As discussed previously, the main disadvantage of FSWT conversion system is that it can't operate at its maximum efficiency in all wind speeds. However, the maximum value of the performance coefficient Cpm and consequently the maximum output power is achieved only at one specific wind speed (the rated speed). For all other wind speeds, a lower coefficient of performance is observed in Figure 16, which introduces the power coefficient plot under different wind speed for the proposed FSWT system.
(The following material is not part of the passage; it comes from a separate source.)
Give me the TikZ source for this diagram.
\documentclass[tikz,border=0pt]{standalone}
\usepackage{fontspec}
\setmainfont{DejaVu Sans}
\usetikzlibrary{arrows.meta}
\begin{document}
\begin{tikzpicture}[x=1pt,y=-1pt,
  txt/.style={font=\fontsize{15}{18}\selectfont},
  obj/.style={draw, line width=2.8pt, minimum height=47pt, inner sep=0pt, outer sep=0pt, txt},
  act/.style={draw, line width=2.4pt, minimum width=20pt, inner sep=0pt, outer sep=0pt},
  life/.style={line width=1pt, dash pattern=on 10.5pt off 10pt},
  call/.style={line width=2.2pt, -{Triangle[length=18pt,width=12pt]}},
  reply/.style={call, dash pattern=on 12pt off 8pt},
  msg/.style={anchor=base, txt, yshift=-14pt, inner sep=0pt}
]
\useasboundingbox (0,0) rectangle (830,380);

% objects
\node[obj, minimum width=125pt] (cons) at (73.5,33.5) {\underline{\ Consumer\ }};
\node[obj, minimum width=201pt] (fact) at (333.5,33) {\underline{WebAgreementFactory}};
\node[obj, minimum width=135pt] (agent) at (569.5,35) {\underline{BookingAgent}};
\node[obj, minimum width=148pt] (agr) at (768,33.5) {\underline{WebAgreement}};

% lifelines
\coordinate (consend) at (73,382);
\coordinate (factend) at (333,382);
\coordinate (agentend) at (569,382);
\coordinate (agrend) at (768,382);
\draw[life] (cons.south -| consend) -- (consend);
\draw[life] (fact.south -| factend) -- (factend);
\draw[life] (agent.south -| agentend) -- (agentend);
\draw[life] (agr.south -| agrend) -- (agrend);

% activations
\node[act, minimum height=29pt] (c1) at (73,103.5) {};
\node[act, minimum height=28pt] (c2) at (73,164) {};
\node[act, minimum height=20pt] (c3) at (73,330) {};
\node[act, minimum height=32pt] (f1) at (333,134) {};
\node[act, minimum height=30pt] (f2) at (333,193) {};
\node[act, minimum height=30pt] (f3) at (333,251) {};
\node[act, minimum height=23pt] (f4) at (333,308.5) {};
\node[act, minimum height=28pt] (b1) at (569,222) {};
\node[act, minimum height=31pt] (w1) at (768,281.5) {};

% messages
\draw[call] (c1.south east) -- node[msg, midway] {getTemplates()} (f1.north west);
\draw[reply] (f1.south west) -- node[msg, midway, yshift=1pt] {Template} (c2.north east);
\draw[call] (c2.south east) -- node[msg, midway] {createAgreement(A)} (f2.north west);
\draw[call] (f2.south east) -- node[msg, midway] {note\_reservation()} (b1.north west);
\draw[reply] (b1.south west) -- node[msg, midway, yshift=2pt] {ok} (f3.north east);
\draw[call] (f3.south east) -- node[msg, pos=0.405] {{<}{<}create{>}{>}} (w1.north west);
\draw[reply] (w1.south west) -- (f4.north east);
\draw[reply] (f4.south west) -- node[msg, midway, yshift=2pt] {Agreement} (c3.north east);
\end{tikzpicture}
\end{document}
Figure 16. The power coefficient variation as wind speed varied

6. Conclusion

For FSWTs, Review two control strategies are adopted to obtain fixed rotational speed for the generator, constantly generated voltage and achieve the objective of the FSWT system. The first one was a conventional PI-controller used to adjust the gearbox ratio. However, the second was varying the excitation capacitor value with respect to the speed of the wind. This method is limited to a certain range of wind speed from 5 to 16 m/s. The simulation results prove the robustness of the system and the possibility of obtaining constant voltage and constant rotational speed which will lead to a constant frequency at their rated value irrespective of the speed of the wind. The disadvantage of the FSWT is it can't capture the maximum power as proved by the simulation results because the power coefficient Cp doesn't attend its maximum value for wind speeds vary below the rated speed.